It is now thought that 1 in 10 women will develop breast cancer. Although highly efficient scanning techniques, such as mammography -- which take X-rays of the breast -- exist, these can be uncomfortable and not everyone has access to them. A portable device that both patients and doctors could use would overcome these problems while also providing women at high risk of contracting the disease with a way of regularly examining themselves.

The device consists of a plastic box measuring about 10 cm by 10 cm with a circuit containing two light-emitting diodes (LEDs) and one diode, amplifiers and a microchip. The LEDs emit light in the near-infrared region of the spectrum between about 650 and 900 nanometres. Since water and fat do not absorb light at these wavelengths very much, the light is able to penetrate as deep as 5 cm into the tissue.

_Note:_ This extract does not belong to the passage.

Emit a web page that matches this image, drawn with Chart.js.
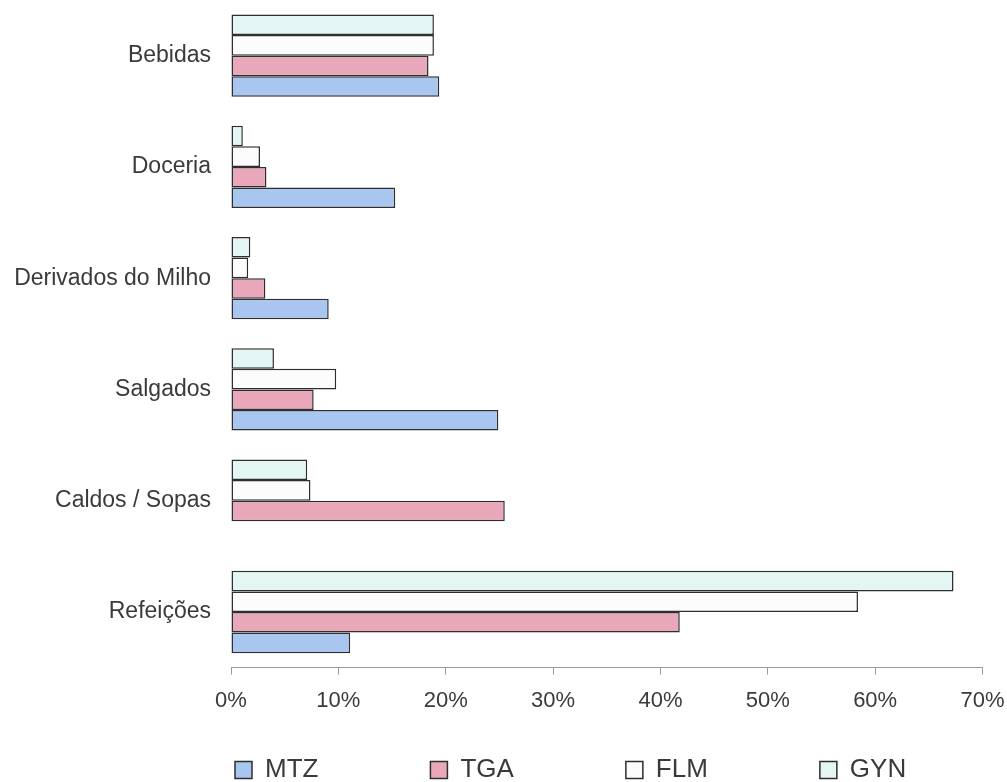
<!DOCTYPE html>
<html>
<head>
<meta charset="utf-8">
<script src="https://cdn.jsdelivr.net/npm/chart.js@4.4.1/dist/chart.umd.min.js"></script>
<style>
  html, body { margin: 0; padding: 0; background: #ffffff; }
  #wrap { width: 1007px; height: 782px; }
</style>
</head>
<body>
<div id="wrap"><canvas id="c" width="1007" height="782"></canvas></div>
<script>
const categories = ['Bebidas', 'Doceria', 'Derivados do Milho', 'Salgados', 'Caldos / Sopas', 'Refeições'];
const mtz = [19.4, 15.3, 9.1, 24.9, null, 11.1];
const tga = [18.4, 3.3, 3.2, 7.7, 25.5, 41.8];
const flm = [18.9, 2.7, 1.6, 9.8, 7.4, 58.4];
const gyn = [18.9, 1.1, 1.8, 4.0, 7.1, 67.3];
const xTickValues = [0, 10, 20, 30, 40, 50, 60, 70];

const FONT = '"Liberation Sans", Arial, sans-serif';
const TEXT = '#3a3a3a';
const EDGE = '#2e2e2e';

// place the legend row (start-aligned) at the reference position
const legendPlacer = {
  id: 'legendPlacer',
  afterLayout(chart) {
    const lg = chart.legend;
    if (!lg) return;
    const pad = lg.options.labels.padding;
    lg.left = 235 - pad;
    lg.right = lg.left + 3000;
    lg.top = 757 - pad;
    lg.bottom = 800;
  }
};

function ds(label, data, color) {
  return {
    label: label,
    data: data,
    backgroundColor: color,
    borderColor: EDGE,
    borderWidth: 1.5,
    borderSkipped: false,
    categoryPercentage: 0.74,
    barPercentage: 1.0
  };
}

new Chart(document.getElementById('c'), {
  type: 'bar',
  data: {
    labels: categories,
    datasets: [
      ds('GYN', gyn, '#e4f6f3'),
      ds('FLM', flm, '#fcfcfc'),
      ds('TGA', tga, '#e8a8b9'),
      ds('MTZ', mtz, '#a8c6ef')
    ]
  },
  options: {
    indexAxis: 'y',
    responsive: false,
    animation: false,
    layout: { padding: { left: 0, right: 0, top: 0, bottom: 0 } },
    plugins: {
      tooltip: { enabled: false },
      legend: {
        position: 'bottom',
        align: 'start',
        reverse: true,
        maxHeight: 55,
        labels: {
          boxWidth: 17,
          boxHeight: 17,
          padding: 112,
          color: TEXT,
          font: { family: FONT, size: 26 }
        }
      }
    },
    scales: {
      x: {
        min: 0,
        max: 70,
        afterBuildTicks: (scale) => { scale.ticks = xTickValues.map(v => ({ value: v })); },
        afterFit: (scale) => {
          scale.paddingLeft = 0;
          scale.paddingRight = 24.5;
        },
        ticks: {
          callback: (v) => v + '%',
          color: TEXT,
          padding: 13,
          maxRotation: 0,
          font: { family: FONT, size: 22 }
        },
        grid: {
          display: true,
          drawOnChartArea: false,
          drawTicks: true,
          tickLength: 7,
          color: '#9a9a9a',
          lineWidth: 1
        },
        border: { display: true, color: '#9a9a9a', width: 1 }
      },
      y: {
        afterFit: (scale) => {
          scale.width = 231;
          scale.paddingTop = 0;
          scale.paddingBottom = 0;
        },
        ticks: {
          color: TEXT,
          padding: 20,
          font: { family: FONT, size: 23 }
        },
        grid: { display: false, drawTicks: false },
        border: { display: false }
      }
    }
  },
  plugins: [legendPlacer]
});
</script>
</body>
</html>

The device is then scanned over the breast and can detect a growing tumour by changes to the absorbed signal: when the scanner passes over the tumour, more light is absorbed because there are more blood vessels in growing tumours than in surrounding healthy tissue. So the idea is that the device monitors a fall in intensity in tumour regions. The scanner can also be connected to an audio device so that it emits a loud beeping noise when it reaches a tumour and a quieter one when it passes over healthy tissue. This information can be saved on the microchip for a doctor to analyse later.

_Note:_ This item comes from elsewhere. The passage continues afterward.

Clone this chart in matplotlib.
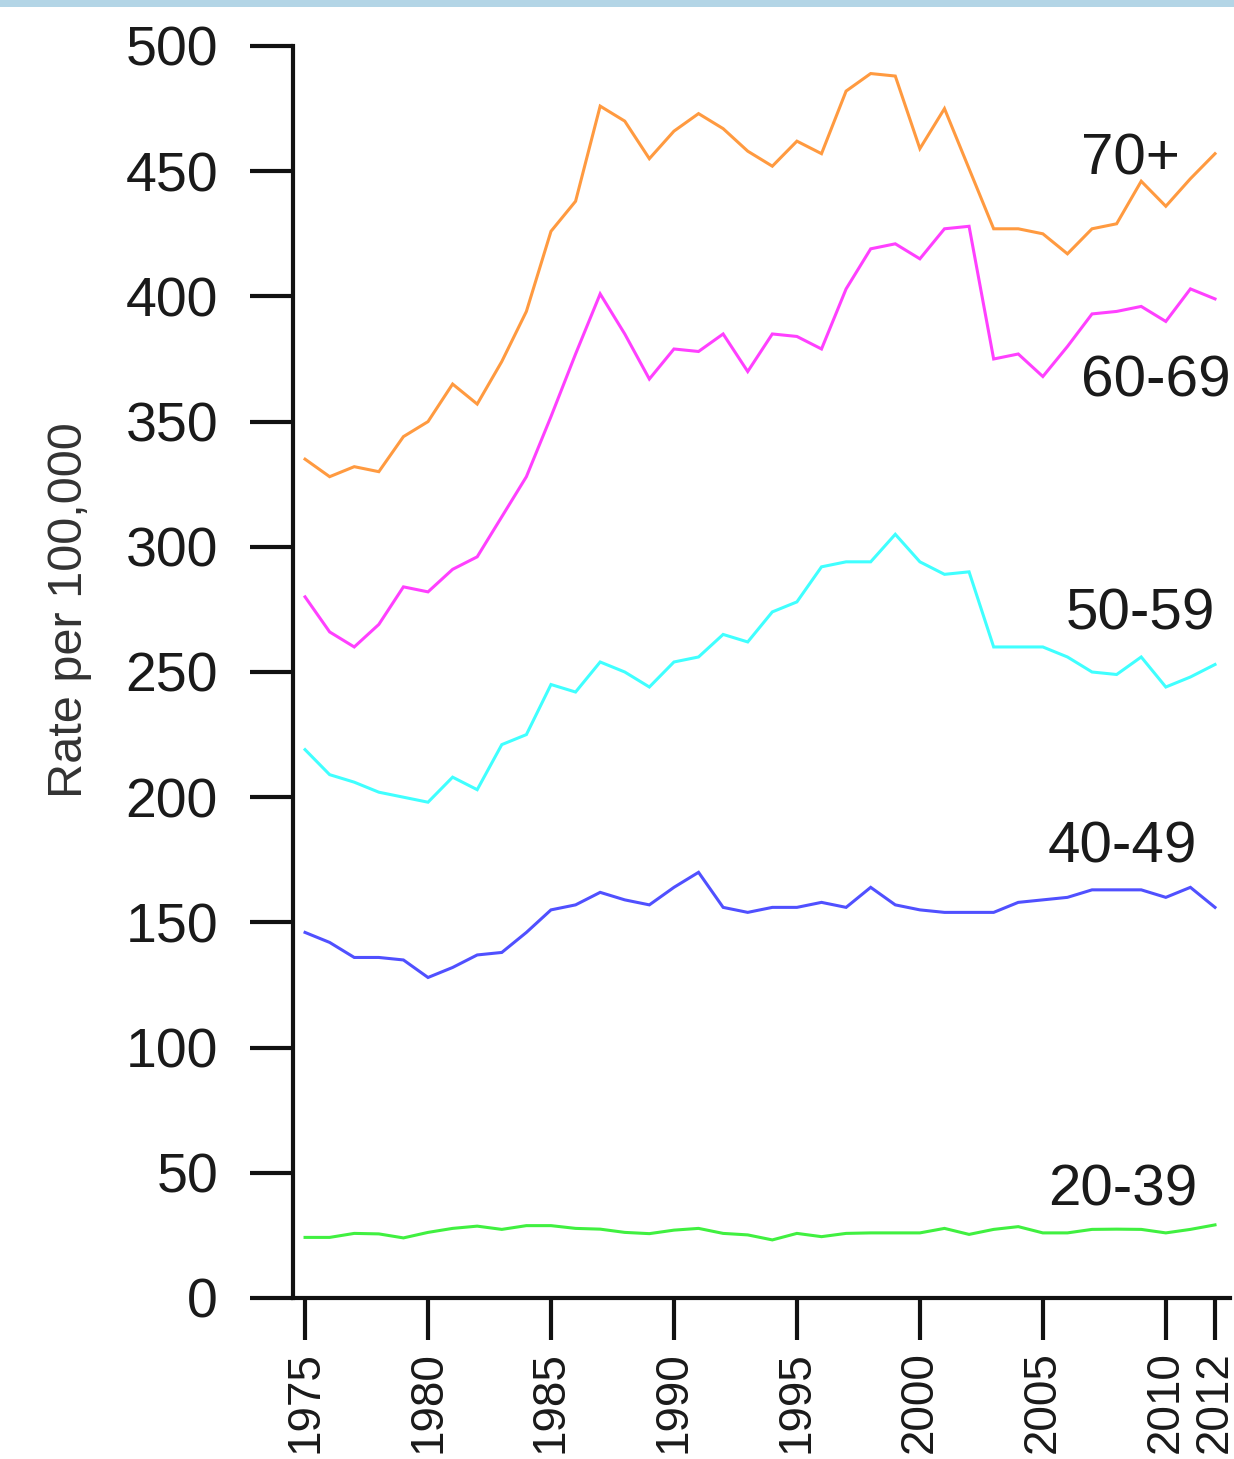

The device has already performed well in a small pre-clinical trail on 100 women, correctly detecting cancer in 92% of the patients. This is comparable to MRI and better than mammograms says the researchers.

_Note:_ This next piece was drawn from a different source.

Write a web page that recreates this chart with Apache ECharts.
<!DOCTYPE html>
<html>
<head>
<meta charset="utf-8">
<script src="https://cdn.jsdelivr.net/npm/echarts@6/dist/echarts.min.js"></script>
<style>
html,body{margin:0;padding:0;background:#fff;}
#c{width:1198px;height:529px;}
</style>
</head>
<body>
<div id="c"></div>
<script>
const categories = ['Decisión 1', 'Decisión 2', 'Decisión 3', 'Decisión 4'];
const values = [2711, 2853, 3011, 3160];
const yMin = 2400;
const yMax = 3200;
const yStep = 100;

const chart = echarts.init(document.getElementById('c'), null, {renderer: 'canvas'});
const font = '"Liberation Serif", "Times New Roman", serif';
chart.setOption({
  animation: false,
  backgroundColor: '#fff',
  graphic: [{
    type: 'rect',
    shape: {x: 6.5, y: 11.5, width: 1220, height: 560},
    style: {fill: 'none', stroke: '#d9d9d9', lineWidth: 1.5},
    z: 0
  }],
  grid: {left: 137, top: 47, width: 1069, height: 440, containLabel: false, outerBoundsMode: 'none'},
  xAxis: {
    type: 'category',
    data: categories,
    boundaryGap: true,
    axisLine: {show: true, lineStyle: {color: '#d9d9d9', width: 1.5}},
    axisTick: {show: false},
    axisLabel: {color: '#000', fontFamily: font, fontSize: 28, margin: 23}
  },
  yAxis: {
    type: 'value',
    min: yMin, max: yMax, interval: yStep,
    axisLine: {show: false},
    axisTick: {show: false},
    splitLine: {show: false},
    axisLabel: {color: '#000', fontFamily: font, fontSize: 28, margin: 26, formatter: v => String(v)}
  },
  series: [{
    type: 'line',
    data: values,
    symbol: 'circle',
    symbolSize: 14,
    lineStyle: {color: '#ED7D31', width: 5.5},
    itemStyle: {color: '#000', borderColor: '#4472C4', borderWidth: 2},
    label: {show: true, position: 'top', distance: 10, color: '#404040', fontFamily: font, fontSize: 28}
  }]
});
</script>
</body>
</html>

However, unlike mammography, and other such techniques that detect anatomical changes, the scanner detects physiological changes that occur in the earliest stages of breast cancer. Detecting breast cancer early on is crucial so that it can be treated before it has time to spread to other parts of the body. The device is also suitable for women under 40 who have denser tissue that is difficult to penetrate using conventional techniques. The team is now working on securing funding to develop a clinical prototype and hopes to commercialise the device within three years.